Reputation: 7746
I created a cassandra db like this:
cqlsh:timeseries> describe keyspace timeseries;
CREATE KEYSPACE timeseries WITH replication = {
'class': 'SimpleStrategy',
'replication_factor': '1'
};
USE timeseries;
CREATE TABLE option_data (
ts timestamp,
ask decimal,
bid decimal,
expiry timestamp,
id text,
strike decimal,
symbol text,
PRIMARY KEY ((ts))
) WITH
bloom_filter_fp_chance=0.010000 AND
caching='KEYS_ONLY' AND
comment='' AND
dclocal_read_repair_chance=0.100000 AND
gc_grace_seconds=864000 AND
index_interval=128 AND
read_repair_chance=0.000000 AND
replicate_on_write='true' AND
populate_io_cache_on_flush='false' AND
default_time_to_live=0 AND
speculative_retry='99.0PERCENTILE' AND
memtable_flush_period_in_ms=0 AND
compaction={'class': 'SizeTieredCompactionStrategy'} AND
compression={'sstable_compression': 'LZ4Compressor'};
CREATE TABLE underlying_data (
symbol text,
ask decimal,
bid decimal,
ts bigint,
PRIMARY KEY ((symbol))
) WITH
bloom_filter_fp_chance=0.010000 AND
caching='KEYS_ONLY' AND
comment='' AND
dclocal_read_repair_chance=0.100000 AND
gc_grace_seconds=864000 AND
index_interval=128 AND
read_repair_chance=0.000000 AND
replicate_on_write='true' AND
populate_io_cache_on_flush='false' AND
default_time_to_live=0 AND
speculative_retry='99.0PERCENTILE' AND
memtable_flush_period_in_ms=0 AND
compaction={'class': 'SizeTieredCompactionStrategy'} AND
compression={'sstable_compression': 'LZ4Compressor'};
CREATE INDEX underlying_data_ts_idx ON underlying_data (ts);
cqlsh:timeseries>
I have a C# function:
public void InsertUnderlying(long timestamp, string symbol, decimal bid, decimal ask)
{
var batchStmt = new BatchStatement();
var v2Insert = new SimpleStatement("insert into underlying_data " +
"(ts, symbol, bid, ask) values(?, ?, ?, ?);");
batchStmt.Add(v2Insert.Bind(timestamp, symbol, bid, ask));
session.Execute(batchStmt);
}
I call this function in realtime to add data.

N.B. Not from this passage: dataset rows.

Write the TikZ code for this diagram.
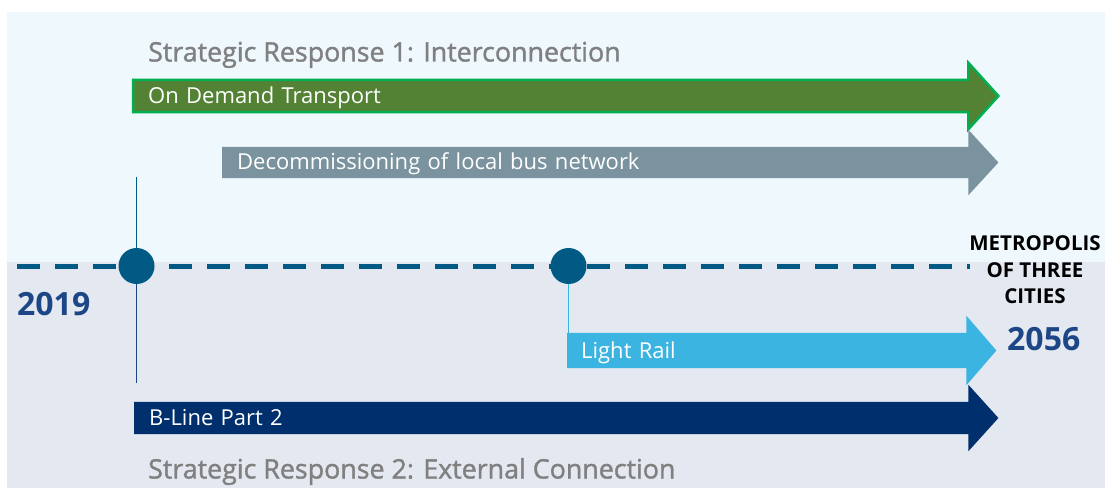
\documentclass[tikz,border=0pt]{standalone}
\usepackage{fontspec}
\setmainfont{Open Sans}
\newfontface\headface{Open Sans}[FakeBold=1.3]
\usetikzlibrary{calc}

\definecolor{skyband}{HTML}{EEF8FD}
\definecolor{greyband}{HTML}{E4E8F0}
\definecolor{demand}{HTML}{548235}
\definecolor{demandrim}{HTML}{00B050}
\definecolor{busgrey}{HTML}{7A939E}
\definecolor{rail}{HTML}{3BB4E1}
\definecolor{bline}{HTML}{002F6E}
\definecolor{axis}{HTML}{005A84}
\definecolor{yearblue}{HTML}{1C4685}
\definecolor{title}{HTML}{808080}

\pgfdeclarelayer{bands}
\pgfdeclarelayer{bars}
\pgfsetlayers{bands,bars,main}

\tikzset{
  bar/.style={anchor=west, minimum height=32pt, inner xsep=15pt, inner ysep=0pt,
    text height=15pt, text depth=0pt,
    text=white, align=left, font=\fontsize{22}{24}\selectfont},
  heading/.style={anchor=west, inner sep=0pt, text height=19pt, text depth=0pt,
    text=title, font=\fontsize{26.8}{28}\headface},
  year/.style={inner sep=0pt, text=yearblue, font=\fontsize{32}{34}\selectfont\bfseries},
  milestone/.style={circle, fill=axis, minimum size=36pt, inner sep=0pt},
}

% shaft outline plus head, drawn under the label
\newcommand{\barhead}[2]{%
  \begin{pgfonlayer}{bars}
    \path[#2] (#1.south west) -- (#1.north west) -- (#1.north east) -- ++(0,-17)
      -- ($(#1.east)+(30,0)$) -- ($(#1.south east)+(0,17)$) -- (#1.south east) -- cycle;
  \end{pgfonlayer}}

\begin{document}
\begin{tikzpicture}[x=1pt, y=-1pt]
  \useasboundingbox (0,0) rectangle (1105,489);

  % two bands
  \begin{pgfonlayer}{bands}
    \fill[skyband] (7,12) rectangle (1105,262);
    \fill[greyband] (7,262) rectangle (1105,488);
  \end{pgfonlayer}

  \node[heading] (resp1) at (148,52) {Strategic Response 1: Interconnection};
  \node[heading] (resp2) at (148,469) {Strategic Response 2: External Connection};

  % bars
  \node[bar, text width=805pt] (odt) at (133,96) {On Demand Transport};
  \barhead{odt}{fill=demand, draw=demandrim, line width=2.5pt, line join=miter}
  \node[bar, minimum height=31pt, text width=716pt] (bus) at (222,162.5) {Decommissioning of local bus network};
  \barhead{bus}{fill=busgrey}
  \node[bar, minimum height=35pt, text width=371pt, inner xsep=14pt] (rail) at (567,350.5) {Light Rail};
  \barhead{rail}{fill=rail}
  \node[bar, text width=804pt, inner xsep=15pt] (bl) at (134,418) {B-Line Part 2};
  \barhead{bl}{fill=bline}

  % time axis
  \coordinate (tstart) at (17,266);
  \coordinate (tend) at (970,266);
  \draw[axis, line width=5pt, dash pattern=on 23pt off 15pt] (tstart) -- (tend);
  \coordinate (m1top) at (136.5,177);
  \coordinate (m1bot) at (136.5,383);
  \node[milestone] (m1) at (136.5,266) {};
  \node[milestone] (m2) at (568.5,266) {};
  \draw[axis, line width=1.5pt] (m1) -- (m1top);
  \draw[yearblue, line width=1.5pt] (m1) -- (m1bot);
  \draw[rail, line width=1.5pt] (m2) -- (m2 |- rail.north);

  \node[year, anchor=west] (y19) at (17,304) {2019};
  \node[year, anchor=west] (y56) at (1007,339) {2056};
  \node[inner sep=0pt, align=center, font=\fontsize{20.5}{26.5}\selectfont\bfseries] (metro) at (1035,270)
    {METROPOLIS\\OF THREE\\CITIES};
\end{tikzpicture}
\end{document}
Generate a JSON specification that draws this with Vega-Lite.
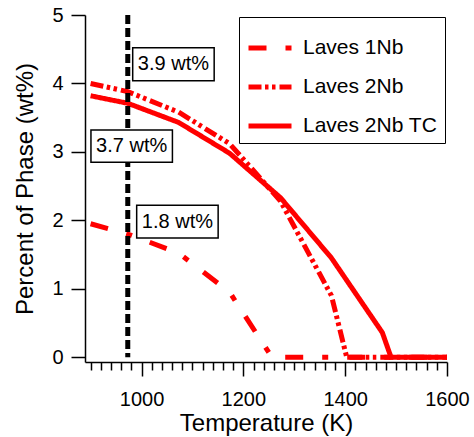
{
  "$schema": "https://vega.github.io/schema/vega-lite/v6.json",
  "width": 362,
  "height": 347,
  "autosize": {"type": "none"},
  "padding": {"left": 85, "top": 15, "right": 27, "bottom": 75},
  "background": "white",
  "config": {
    "view": {"stroke": null},
    "font": "Liberation Sans",
    "axis": {"grid": false, "domainColor": "black", "tickColor": "black", "labelColor": "black", "titleColor": "black", "domainWidth": 1.5, "tickWidth": 1.5, "labelFont": "Liberation Sans", "titleFont": "Liberation Sans", "titleFontWeight": "normal"}
  },
  "datasets": {
    "curves": [
      {"series": "Laves 1Nb", "T": 900, "pct": 1.95},
      {"series": "Laves 1Nb", "T": 973, "pct": 1.8},
      {"series": "Laves 1Nb", "T": 1073, "pct": 1.52},
      {"series": "Laves 1Nb", "T": 1173, "pct": 0.95},
      {"series": "Laves 1Nb", "T": 1256, "pct": 0},
      {"series": "Laves 1Nb", "T": 1600, "pct": 0},
      {"series": "Laves 2Nb", "T": 900, "pct": 4.0},
      {"series": "Laves 2Nb", "T": 973, "pct": 3.88},
      {"series": "Laves 2Nb", "T": 1073, "pct": 3.58},
      {"series": "Laves 2Nb", "T": 1173, "pct": 3.12},
      {"series": "Laves 2Nb", "T": 1273, "pct": 2.28},
      {"series": "Laves 2Nb", "T": 1373, "pct": 0.9},
      {"series": "Laves 2Nb", "T": 1403, "pct": 0},
      {"series": "Laves 2Nb", "T": 1600, "pct": 0},
      {"series": "Laves 2Nb TC", "T": 900, "pct": 3.82},
      {"series": "Laves 2Nb TC", "T": 973, "pct": 3.71},
      {"series": "Laves 2Nb TC", "T": 1073, "pct": 3.43},
      {"series": "Laves 2Nb TC", "T": 1173, "pct": 2.98},
      {"series": "Laves 2Nb TC", "T": 1273, "pct": 2.33},
      {"series": "Laves 2Nb TC", "T": 1373, "pct": 1.45},
      {"series": "Laves 2Nb TC", "T": 1473, "pct": 0.36},
      {"series": "Laves 2Nb TC", "T": 1490, "pct": 0},
      {"series": "Laves 2Nb TC", "T": 1600, "pct": 0}
    ],
    "notes": [
      {"label": "3.9 wt%", "x1": 982.7, "x2": 1142.7, "y1": 4.04, "y2": 4.52, "tx": 1062.7, "ty": 4.28},
      {"label": "3.7 wt%", "x1": 900.7, "x2": 1060.7, "y1": 2.85, "y2": 3.32, "tx": 980.7, "ty": 3.085},
      {"label": "1.8 wt%", "x1": 990.5, "x2": 1150.5, "y1": 1.74, "y2": 2.22, "tx": 1070.5, "ty": 1.98}
    ]
  },
  "layer": [
    {
      "data": {"name": "curves"},
      "mark": {"type": "line", "color": "#ff0000", "strokeWidth": 5, "clip": true},
      "encoding": {
        "x": {"field": "T", "type": "quantitative",
          "scale": {"domain": [889, 1600], "nice": false, "zero": false},
          "axis": {
            "title": "Temperature (K)", "titleFontSize": 24, "titlePadding": 2,
            "tickCount": 100,
            "values": [900,920,940,960,980,1000,1020,1040,1060,1080,1100,1120,1140,1160,1180,1200,1220,1240,1260,1280,1300,1320,1340,1360,1380,1400,1420,1440,1460,1480,1500,1520,1540,1560,1580,1600],
            "labelExpr": "datum.value % 200 === 0 ? datum.label : ''",
            "format": "d",
            "labelFontSize": 20, "labelPadding": 13, "labelFlush": false, "labelOverlap": false,
            "tickSize": {"condition": {"test": "datum.value % 200 === 0", "value": 14}, "value": 8}
          }
        },
        "y": {"field": "pct", "type": "quantitative",
          "scale": {"domain": [-0.07, 5], "nice": false, "zero": false},
          "axis": {"title": "Percent of Phase (wt%)", "titleFontSize": 24, "titlePadding": 14,
            "values": [0,1,2,3,4,5], "format": "d", "labelFontSize": 20, "labelPadding": 8, "tickSize": 14}
        },
        "strokeDash": {"field": "series", "type": "nominal",
          "scale": {"domain": ["Laves 1Nb", "Laves 2Nb", "Laves 2Nb TC"], "range": [[18,19,6,19],[13,3.5,3.5,3.5,3.5,4],[1,0]]},
          "legend": {"title": null, "orient": "none", "legendX": 154, "legendY": 2,
            "symbolType": "stroke", "symbolSize": 1849, "symbolStrokeWidth": 5, "symbolStrokeColor": "#ff0000",
            "labelFontSize": 21, "labelFont": "Liberation Sans", "labelColor": "black", "labelOffset": 9,
            "rowPadding": 5, "padding": 7, "strokeColor": "black", "fillColor": "white", "labelLimit": 300}
        }
      }
    },
    {
      "data": {"values": [{"T": 973}]},
      "mark": {"type": "rule", "color": "black", "strokeWidth": 5, "strokeDash": [9, 4]},
      "encoding": {"x": {"field": "T", "type": "quantitative"}, "y": {"datum": 5}, "y2": {"datum": 0}}
    },
    {
      "data": {"name": "notes"},
      "mark": {"type": "rect", "fill": "white", "stroke": "black", "strokeWidth": 1.5},
      "encoding": {
        "x": {"field": "x1", "type": "quantitative"}, "x2": {"field": "x2"},
        "y": {"field": "y1", "type": "quantitative"}, "y2": {"field": "y2"}
      }
    },
    {
      "data": {"name": "notes"},
      "mark": {"type": "text", "fontSize": 20, "font": "Liberation Sans", "color": "black", "align": "center", "baseline": "middle"},
      "encoding": {
        "x": {"field": "tx", "type": "quantitative"},
        "y": {"field": "ty", "type": "quantitative"},
        "text": {"field": "label"}
      }
    }
  ]
}
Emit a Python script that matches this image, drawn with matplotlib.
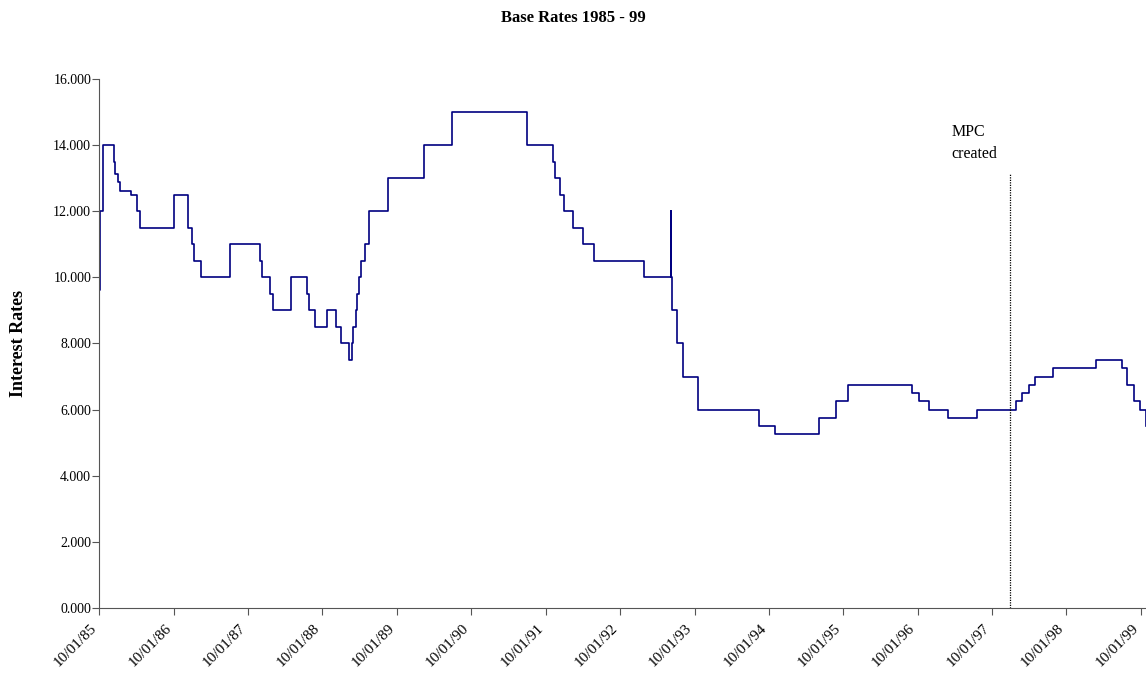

However, when I do a query from the CQL,
cqlsh:timeseries> select * from underlying_data;
I only see one row even though I have called this function many many times. Not sure how I append data instead of overwriting it?
Upvotes: 2
Views: 176
Reputation: 57748
In Cassandra, primary keys are unique. Your table underlying_data
is only keyed on the symbol
column:
PRIMARY KEY ((symbol))
That means all inserts for a particular symbol will overwrite each other:
INSERT INTO underlying_data (symbol, ts, ask, bid) VALUES ('SPX',1412102636,3.1,4.0);
INSERT INTO underlying_data (symbol, ts, ask, bid) VALUES ('SPX',1412102708,3.0,4.4);
INSERT INTO underlying_data (symbol, ts, ask, bid) VALUES ('SPX',1412102731,2.1,5.0);
SELECT * FROM underlying_data;
symbol | ts | ask | bid
--------+------------+-----+-----
SPX | 1412102731 | 2.1 | 5.0
To store each INSERT
, add ts
to your primary key definition:
PRIMARY KEY (symbol, ts)
Additionally, Cassandra does not differentiate between an INSERT
and an UPDATE
(essentially an "UPSERT"). While syntactically different, they both accomplish the same thing: storing column values for a specific key. This means that you can insert new records with an UPDATE
, as well as update existing records with an INSERT
. Ike Walker has a good blog posting that describes this: How to do an Upsert in Cassandra.
Upvotes: 3